Your job is to return the lines between the line holding "Recreate this image" and the line holding "const boundaries = [years[0]", inclusive, exactly and with no pictures.

## START Entries shown

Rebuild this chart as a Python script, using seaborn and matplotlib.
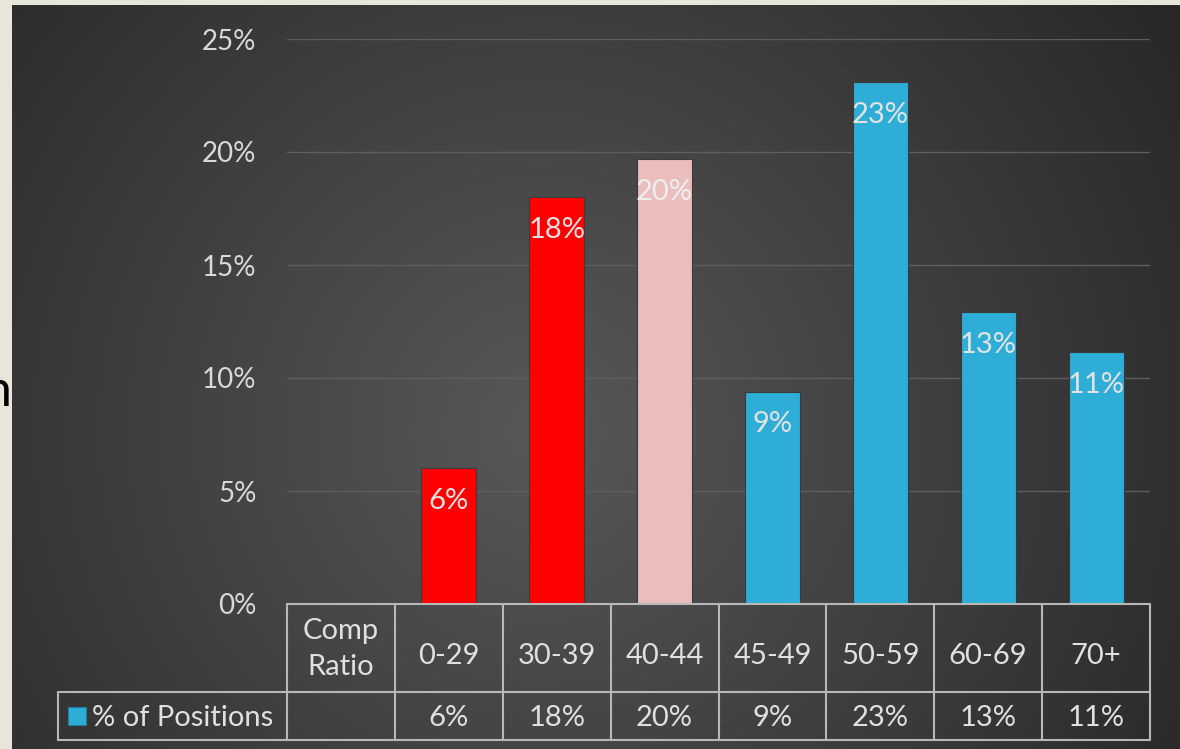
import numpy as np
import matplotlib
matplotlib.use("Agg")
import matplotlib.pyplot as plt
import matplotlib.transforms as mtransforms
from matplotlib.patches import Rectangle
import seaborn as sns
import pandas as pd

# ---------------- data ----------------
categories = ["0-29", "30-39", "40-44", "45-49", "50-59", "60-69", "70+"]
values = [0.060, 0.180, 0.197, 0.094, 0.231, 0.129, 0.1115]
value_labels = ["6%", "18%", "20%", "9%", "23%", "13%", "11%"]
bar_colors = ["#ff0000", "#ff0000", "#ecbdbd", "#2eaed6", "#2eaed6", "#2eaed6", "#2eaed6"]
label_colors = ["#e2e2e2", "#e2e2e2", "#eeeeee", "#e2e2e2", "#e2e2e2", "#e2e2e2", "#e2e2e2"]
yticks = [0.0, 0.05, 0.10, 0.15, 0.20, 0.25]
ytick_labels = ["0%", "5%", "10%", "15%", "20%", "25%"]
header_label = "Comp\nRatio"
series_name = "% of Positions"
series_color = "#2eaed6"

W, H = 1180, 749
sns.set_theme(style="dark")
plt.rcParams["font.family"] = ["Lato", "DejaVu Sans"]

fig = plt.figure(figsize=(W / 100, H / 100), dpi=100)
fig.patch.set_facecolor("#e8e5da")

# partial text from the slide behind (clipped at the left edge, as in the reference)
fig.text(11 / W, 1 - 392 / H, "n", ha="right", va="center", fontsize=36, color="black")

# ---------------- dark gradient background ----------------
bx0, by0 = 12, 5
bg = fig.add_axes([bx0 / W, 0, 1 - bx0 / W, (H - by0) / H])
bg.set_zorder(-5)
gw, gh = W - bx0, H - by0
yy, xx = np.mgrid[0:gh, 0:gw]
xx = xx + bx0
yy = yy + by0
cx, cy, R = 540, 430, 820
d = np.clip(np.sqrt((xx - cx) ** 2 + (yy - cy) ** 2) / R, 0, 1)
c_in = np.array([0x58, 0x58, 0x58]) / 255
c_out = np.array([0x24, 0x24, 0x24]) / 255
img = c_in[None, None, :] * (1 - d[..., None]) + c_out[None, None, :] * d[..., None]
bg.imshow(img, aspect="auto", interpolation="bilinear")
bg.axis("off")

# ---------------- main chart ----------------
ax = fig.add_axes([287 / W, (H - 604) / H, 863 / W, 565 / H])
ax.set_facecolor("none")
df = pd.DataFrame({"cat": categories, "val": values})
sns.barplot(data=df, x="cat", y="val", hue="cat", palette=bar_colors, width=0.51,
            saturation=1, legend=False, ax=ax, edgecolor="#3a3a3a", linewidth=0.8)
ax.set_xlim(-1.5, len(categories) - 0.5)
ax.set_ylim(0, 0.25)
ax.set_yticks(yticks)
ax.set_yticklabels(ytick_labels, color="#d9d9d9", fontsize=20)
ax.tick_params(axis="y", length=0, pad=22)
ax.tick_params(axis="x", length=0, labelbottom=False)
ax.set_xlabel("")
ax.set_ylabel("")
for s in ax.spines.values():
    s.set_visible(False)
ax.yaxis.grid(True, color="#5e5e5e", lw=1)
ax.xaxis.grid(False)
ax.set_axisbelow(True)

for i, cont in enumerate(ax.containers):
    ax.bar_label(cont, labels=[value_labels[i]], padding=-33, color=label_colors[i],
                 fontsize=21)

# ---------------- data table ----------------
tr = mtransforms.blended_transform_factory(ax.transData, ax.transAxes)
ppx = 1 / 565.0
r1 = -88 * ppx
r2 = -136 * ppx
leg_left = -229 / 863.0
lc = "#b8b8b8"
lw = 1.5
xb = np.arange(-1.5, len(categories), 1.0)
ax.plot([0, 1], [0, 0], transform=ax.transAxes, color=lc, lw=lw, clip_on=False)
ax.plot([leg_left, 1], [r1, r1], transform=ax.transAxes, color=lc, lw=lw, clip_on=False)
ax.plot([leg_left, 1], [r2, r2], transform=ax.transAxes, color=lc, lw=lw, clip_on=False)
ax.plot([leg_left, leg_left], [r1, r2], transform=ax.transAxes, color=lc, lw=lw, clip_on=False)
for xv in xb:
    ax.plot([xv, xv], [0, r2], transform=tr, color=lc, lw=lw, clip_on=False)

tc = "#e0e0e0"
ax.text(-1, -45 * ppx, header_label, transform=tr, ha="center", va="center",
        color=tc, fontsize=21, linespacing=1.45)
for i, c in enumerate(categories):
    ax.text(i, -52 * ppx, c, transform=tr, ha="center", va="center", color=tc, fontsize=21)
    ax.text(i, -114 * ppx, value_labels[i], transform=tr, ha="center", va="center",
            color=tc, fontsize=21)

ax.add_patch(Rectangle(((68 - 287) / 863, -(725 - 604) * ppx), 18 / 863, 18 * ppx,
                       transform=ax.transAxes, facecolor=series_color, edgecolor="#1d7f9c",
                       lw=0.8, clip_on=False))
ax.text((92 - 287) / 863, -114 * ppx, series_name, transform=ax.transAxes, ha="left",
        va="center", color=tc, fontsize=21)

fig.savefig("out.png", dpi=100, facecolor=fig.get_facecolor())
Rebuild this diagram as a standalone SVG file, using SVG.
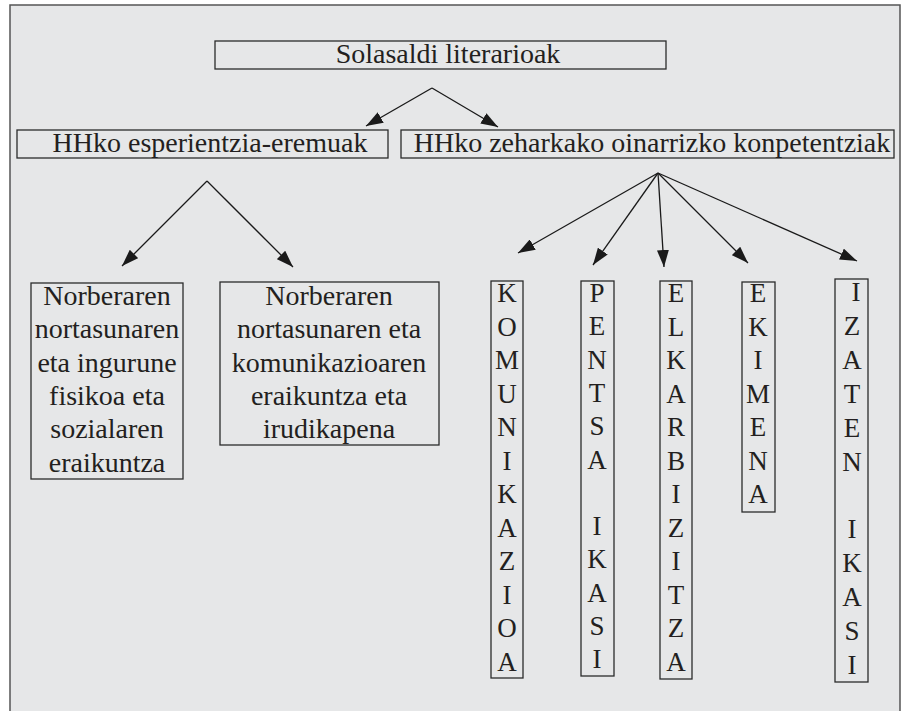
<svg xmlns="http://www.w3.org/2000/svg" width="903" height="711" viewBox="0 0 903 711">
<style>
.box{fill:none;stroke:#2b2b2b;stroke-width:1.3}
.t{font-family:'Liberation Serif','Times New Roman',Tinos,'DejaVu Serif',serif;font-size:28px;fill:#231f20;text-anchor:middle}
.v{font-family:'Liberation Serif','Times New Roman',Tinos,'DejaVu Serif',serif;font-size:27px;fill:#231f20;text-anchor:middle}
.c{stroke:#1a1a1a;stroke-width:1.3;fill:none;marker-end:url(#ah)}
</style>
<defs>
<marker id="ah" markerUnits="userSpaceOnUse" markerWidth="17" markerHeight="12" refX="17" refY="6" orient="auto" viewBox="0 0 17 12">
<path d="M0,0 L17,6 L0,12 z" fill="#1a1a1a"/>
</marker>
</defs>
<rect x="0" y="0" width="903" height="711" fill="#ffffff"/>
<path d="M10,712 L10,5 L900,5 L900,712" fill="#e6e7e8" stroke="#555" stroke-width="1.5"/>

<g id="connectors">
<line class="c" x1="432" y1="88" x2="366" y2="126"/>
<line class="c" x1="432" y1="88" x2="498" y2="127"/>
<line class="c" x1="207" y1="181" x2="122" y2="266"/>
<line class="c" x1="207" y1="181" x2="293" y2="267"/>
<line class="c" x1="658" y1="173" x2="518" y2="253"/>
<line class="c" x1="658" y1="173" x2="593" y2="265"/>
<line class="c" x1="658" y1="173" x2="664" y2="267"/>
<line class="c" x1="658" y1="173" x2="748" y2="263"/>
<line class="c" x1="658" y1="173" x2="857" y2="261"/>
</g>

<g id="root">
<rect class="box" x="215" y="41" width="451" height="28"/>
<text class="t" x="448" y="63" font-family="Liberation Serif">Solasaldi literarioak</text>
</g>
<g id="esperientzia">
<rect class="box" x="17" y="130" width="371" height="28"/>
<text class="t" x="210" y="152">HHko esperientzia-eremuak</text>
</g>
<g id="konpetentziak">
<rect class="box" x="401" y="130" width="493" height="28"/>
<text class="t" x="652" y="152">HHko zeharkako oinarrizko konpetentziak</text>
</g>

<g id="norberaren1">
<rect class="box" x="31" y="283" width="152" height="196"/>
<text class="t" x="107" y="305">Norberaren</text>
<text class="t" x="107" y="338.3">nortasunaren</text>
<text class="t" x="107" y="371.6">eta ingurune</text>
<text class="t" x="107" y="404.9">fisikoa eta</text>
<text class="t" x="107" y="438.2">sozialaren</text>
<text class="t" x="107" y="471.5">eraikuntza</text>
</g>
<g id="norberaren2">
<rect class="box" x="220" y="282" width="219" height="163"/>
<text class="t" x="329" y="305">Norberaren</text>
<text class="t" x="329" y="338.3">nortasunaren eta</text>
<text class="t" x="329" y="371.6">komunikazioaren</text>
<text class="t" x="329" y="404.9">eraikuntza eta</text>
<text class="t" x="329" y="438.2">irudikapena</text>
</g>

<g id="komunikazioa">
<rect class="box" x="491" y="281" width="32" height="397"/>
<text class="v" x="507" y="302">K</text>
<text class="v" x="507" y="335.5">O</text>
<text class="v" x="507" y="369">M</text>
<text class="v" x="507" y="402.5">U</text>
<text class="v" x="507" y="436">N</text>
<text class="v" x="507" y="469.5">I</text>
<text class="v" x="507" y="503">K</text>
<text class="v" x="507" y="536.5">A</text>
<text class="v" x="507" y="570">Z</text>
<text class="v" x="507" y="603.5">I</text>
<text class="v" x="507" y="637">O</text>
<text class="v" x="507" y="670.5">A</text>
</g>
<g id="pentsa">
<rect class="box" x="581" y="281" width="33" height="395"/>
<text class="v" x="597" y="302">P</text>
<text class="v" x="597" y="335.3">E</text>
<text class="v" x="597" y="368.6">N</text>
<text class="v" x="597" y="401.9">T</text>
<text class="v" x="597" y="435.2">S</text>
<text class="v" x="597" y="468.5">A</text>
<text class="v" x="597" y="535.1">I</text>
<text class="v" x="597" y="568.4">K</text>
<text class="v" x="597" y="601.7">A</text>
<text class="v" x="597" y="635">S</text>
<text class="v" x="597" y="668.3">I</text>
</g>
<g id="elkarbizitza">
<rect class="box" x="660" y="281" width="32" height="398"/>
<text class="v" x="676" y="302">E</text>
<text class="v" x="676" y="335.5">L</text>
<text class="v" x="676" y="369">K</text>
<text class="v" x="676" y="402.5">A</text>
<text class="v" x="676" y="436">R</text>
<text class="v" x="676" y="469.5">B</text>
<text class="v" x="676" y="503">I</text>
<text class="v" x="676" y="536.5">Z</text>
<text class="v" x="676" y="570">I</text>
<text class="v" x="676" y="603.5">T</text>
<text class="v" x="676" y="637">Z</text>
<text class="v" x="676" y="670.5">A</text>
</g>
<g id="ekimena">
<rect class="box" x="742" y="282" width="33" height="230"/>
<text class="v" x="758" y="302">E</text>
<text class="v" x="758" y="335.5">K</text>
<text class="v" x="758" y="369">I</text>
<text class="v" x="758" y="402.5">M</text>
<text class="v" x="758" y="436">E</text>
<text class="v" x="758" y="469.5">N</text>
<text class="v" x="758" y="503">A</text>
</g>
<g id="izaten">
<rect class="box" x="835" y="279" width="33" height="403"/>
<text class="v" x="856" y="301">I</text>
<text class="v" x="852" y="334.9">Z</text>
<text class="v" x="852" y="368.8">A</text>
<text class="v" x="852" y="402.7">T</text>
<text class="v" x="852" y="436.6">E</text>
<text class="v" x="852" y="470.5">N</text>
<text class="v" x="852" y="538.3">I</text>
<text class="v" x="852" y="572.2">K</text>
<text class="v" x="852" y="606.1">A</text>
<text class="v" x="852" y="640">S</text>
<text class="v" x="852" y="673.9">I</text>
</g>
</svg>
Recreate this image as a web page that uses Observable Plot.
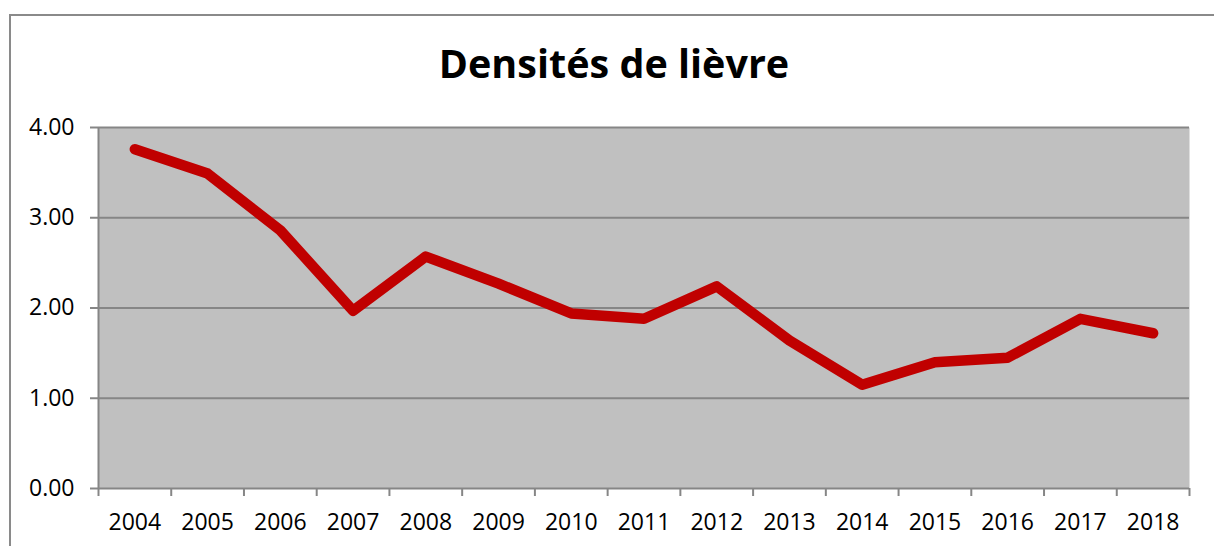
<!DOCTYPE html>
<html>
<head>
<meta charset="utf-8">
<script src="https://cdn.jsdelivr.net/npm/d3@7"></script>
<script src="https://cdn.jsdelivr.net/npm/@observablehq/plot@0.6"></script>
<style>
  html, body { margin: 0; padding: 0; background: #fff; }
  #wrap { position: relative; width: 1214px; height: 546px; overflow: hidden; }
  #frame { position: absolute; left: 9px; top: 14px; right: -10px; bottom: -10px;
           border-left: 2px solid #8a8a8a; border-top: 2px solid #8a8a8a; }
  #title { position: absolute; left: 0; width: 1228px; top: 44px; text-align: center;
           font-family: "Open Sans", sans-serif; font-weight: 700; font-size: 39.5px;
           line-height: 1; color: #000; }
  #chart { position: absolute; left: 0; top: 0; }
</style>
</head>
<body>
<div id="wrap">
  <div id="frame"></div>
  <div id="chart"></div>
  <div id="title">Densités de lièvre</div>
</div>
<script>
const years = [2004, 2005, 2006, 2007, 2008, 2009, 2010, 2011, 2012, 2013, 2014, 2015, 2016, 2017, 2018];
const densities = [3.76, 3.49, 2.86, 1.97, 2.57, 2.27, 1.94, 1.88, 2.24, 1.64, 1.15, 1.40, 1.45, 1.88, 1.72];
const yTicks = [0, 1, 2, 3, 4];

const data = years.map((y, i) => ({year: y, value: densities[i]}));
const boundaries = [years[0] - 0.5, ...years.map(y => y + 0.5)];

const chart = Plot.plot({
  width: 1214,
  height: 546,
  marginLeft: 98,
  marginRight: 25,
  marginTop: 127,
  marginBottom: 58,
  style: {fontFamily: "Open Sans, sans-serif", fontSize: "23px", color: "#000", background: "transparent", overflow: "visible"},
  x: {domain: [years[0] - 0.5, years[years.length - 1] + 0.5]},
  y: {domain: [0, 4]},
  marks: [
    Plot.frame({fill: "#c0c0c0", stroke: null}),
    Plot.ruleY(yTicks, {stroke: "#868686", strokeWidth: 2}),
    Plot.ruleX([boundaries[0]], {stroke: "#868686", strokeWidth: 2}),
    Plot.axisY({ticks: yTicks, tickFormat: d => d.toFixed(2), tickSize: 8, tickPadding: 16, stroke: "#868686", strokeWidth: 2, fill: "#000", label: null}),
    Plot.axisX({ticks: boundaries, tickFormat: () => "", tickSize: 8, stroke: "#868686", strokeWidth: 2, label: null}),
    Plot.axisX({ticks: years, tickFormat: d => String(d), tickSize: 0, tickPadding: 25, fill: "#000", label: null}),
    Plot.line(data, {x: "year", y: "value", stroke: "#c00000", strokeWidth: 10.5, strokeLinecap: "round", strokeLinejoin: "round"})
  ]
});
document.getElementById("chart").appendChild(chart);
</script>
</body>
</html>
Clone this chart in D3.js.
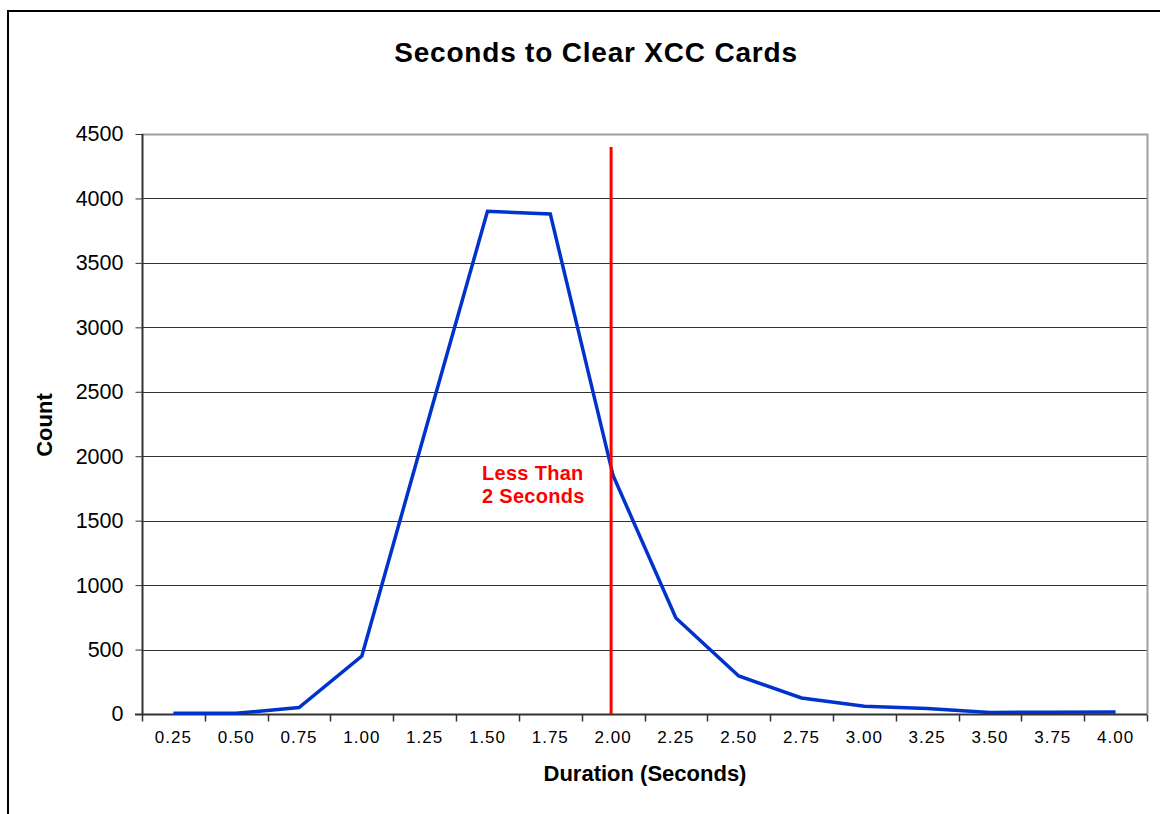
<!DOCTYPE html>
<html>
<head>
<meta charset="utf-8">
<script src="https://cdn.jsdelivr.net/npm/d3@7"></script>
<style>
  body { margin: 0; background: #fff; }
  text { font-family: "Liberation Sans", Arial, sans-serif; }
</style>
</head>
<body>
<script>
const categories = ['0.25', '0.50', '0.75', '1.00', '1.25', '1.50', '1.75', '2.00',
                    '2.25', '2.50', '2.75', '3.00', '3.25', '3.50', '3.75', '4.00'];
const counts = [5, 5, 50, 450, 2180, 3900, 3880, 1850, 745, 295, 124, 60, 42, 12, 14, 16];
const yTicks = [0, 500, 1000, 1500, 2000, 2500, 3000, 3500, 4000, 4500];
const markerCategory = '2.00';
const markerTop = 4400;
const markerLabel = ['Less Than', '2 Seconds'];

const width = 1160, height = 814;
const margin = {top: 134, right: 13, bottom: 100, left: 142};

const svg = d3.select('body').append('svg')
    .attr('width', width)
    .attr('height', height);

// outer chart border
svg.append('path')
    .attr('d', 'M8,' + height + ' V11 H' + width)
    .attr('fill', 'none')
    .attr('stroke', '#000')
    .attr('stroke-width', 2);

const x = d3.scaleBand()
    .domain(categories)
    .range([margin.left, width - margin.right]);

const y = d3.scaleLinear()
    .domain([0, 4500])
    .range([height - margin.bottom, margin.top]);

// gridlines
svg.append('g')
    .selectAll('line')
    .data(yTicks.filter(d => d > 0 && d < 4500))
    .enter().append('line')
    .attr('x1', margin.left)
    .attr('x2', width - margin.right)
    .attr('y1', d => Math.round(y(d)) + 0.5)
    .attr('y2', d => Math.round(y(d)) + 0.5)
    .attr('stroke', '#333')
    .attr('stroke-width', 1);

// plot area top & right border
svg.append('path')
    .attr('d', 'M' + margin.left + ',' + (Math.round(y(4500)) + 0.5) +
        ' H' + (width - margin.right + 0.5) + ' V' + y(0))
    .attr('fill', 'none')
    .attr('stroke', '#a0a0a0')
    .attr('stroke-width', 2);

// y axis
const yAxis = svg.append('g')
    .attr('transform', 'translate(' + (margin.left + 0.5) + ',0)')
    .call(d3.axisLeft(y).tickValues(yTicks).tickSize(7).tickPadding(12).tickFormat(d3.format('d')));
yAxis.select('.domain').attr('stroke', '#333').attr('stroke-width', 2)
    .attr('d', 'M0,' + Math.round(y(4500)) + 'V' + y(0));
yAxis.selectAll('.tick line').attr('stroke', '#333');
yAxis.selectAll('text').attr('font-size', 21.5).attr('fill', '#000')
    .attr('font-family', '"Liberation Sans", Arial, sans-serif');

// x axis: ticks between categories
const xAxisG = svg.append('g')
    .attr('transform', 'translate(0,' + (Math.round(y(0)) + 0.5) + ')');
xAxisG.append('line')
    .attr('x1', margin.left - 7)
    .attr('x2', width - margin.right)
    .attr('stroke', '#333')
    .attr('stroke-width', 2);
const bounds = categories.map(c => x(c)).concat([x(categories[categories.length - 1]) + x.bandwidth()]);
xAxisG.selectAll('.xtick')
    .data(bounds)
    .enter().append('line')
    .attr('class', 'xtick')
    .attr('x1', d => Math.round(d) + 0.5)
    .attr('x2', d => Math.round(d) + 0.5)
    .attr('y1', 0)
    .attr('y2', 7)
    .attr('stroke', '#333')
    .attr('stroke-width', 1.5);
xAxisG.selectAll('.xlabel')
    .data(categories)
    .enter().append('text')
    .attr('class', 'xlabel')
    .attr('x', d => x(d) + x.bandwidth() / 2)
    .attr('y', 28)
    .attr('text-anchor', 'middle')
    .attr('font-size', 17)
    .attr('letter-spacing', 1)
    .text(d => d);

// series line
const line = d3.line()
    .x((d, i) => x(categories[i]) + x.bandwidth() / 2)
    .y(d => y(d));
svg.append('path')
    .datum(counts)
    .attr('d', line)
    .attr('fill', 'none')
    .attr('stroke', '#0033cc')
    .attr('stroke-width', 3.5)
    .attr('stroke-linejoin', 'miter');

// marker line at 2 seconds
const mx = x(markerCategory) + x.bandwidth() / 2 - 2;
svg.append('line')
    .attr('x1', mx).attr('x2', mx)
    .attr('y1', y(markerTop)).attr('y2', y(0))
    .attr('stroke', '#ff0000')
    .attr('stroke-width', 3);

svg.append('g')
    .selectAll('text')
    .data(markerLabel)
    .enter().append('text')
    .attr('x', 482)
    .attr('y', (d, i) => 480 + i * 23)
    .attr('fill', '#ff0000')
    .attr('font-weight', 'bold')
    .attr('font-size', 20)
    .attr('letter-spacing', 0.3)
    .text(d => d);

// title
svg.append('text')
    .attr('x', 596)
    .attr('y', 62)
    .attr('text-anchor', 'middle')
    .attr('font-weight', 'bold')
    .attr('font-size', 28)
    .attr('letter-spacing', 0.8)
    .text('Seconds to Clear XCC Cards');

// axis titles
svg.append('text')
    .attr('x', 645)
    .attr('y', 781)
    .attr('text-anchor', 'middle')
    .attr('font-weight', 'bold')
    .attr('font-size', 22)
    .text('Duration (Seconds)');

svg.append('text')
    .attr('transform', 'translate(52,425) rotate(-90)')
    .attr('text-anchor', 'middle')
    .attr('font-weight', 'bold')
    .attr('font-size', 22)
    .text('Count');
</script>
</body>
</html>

## END Entries shown

- **Solution for this problem**:
Recreate this image as a web page that uses Observable Plot.
<!DOCTYPE html>
<html>
<head>
<meta charset="utf-8">
<script src="https://cdn.jsdelivr.net/npm/d3@7"></script>
<script src="https://cdn.jsdelivr.net/npm/@observablehq/plot@0.6"></script>
<style>
  html, body { margin: 0; padding: 0; background: #fff; }
  #wrap { position: relative; width: 1214px; height: 546px; overflow: hidden; }
  #frame { position: absolute; left: 9px; top: 14px; right: -10px; bottom: -10px;
           border-left: 2px solid #8a8a8a; border-top: 2px solid #8a8a8a; }
  #title { position: absolute; left: 0; width: 1228px; top: 44px; text-align: center;
           font-family: "Open Sans", sans-serif; font-weight: 700; font-size: 39.5px;
           line-height: 1; color: #000; }
  #chart { position: absolute; left: 0; top: 0; }
</style>
</head>
<body>
<div id="wrap">
  <div id="frame"></div>
  <div id="chart"></div>
  <div id="title">Densités de lièvre</div>
</div>
<script>
const years = [2004, 2005, 2006, 2007, 2008, 2009, 2010, 2011, 2012, 2013, 2014, 2015, 2016, 2017, 2018];
const densities = [3.76, 3.49, 2.86, 1.97, 2.57, 2.27, 1.94, 1.88, 2.24, 1.64, 1.15, 1.40, 1.45, 1.88, 1.72];
const yTicks = [0, 1, 2, 3, 4];

const data = years.map((y, i) => ({year: y, value: densities[i]}));
const boundaries = [years[0] - 0.5, ...years.map(y => y + 0.5)];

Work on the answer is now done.